During the shooting, bullets that missed Holloway whizzed through the back area of the tax office, striking cubicles as employees dove under their desks. The employee said the gunman appeared to have emptied his gun before fleeing the office.
“When we found the guy was gone, people were trying to call 911, and nobody could get through from the work phones,” the employee said. “Several of us tried. We either got nothing or a message that the call could not be completed.”
The employee said they were later told by a manager that the number had been blocked because of false alarm calls to 911.
Workers had to dial a 9 to get an outside line and a 1 to make a long distance call on the state phone system, the employee said. If an employee didn’t push the 1 button firmly enough, it could stutter and accidentally trigger a 911 call, the employee said.
That workers couldn’t call 911 from their desks is disturbing, said Robert Choromanski, executive director of the Kansas Organization of State Employees.
“I wonder how many critical minutes, or seconds, elapsed before emergency services could be contacted,” he said. “Thankfully, people have cell phones, but they shouldn’t have to use their personal phone to call in an emergency. They should be able to use their state phones.”
Rachel Whitten, a spokeswoman for Brownback and the Department of Revenue, confirmed Tuesday that employees have complained to the agency about their inability to dial 911 and that the matter is under investigation.
Whitten said Secretary Williams visited the Wichita office Monday and made a test call to 911, which went through.
“We’re trying to figure out exactly what happened during the (shooting) incident,” Whitten said.
She said that’s part of a larger investigation into the security of state offices.

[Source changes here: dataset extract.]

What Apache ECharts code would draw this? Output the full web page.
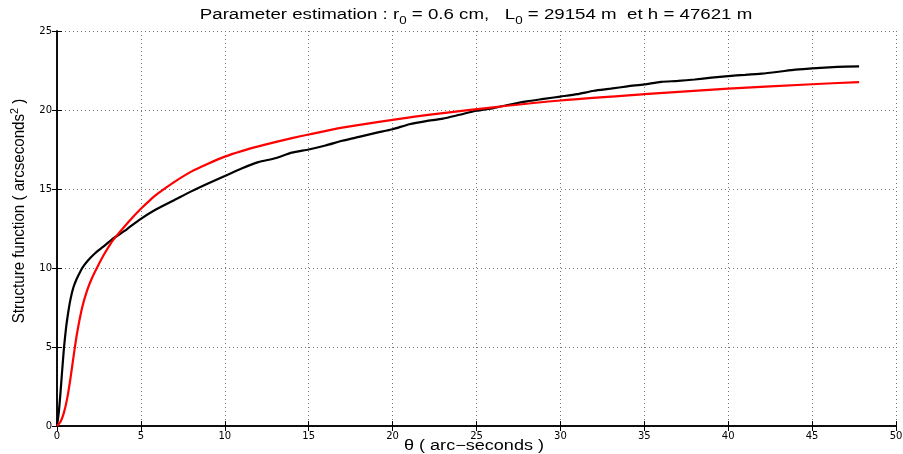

Whitten also confirmed that the governor met with Holloway and his family in the hospital for about an hour on Thursday, two days after the shooting.
Whitten, who accompanied Brownback and Williams on the visit, would not give details on what they talked about, saying it was a private conversation.
“The governor was expressing (to Holloway) his continued support for his recovery,” Whitten said.
Rick Wirths, 51, a Wichita excavation contractor who was facing asset seizure over nearly $400,000 in unpaid taxes, has been charged with attempted murder and is being held on $500,000 bail.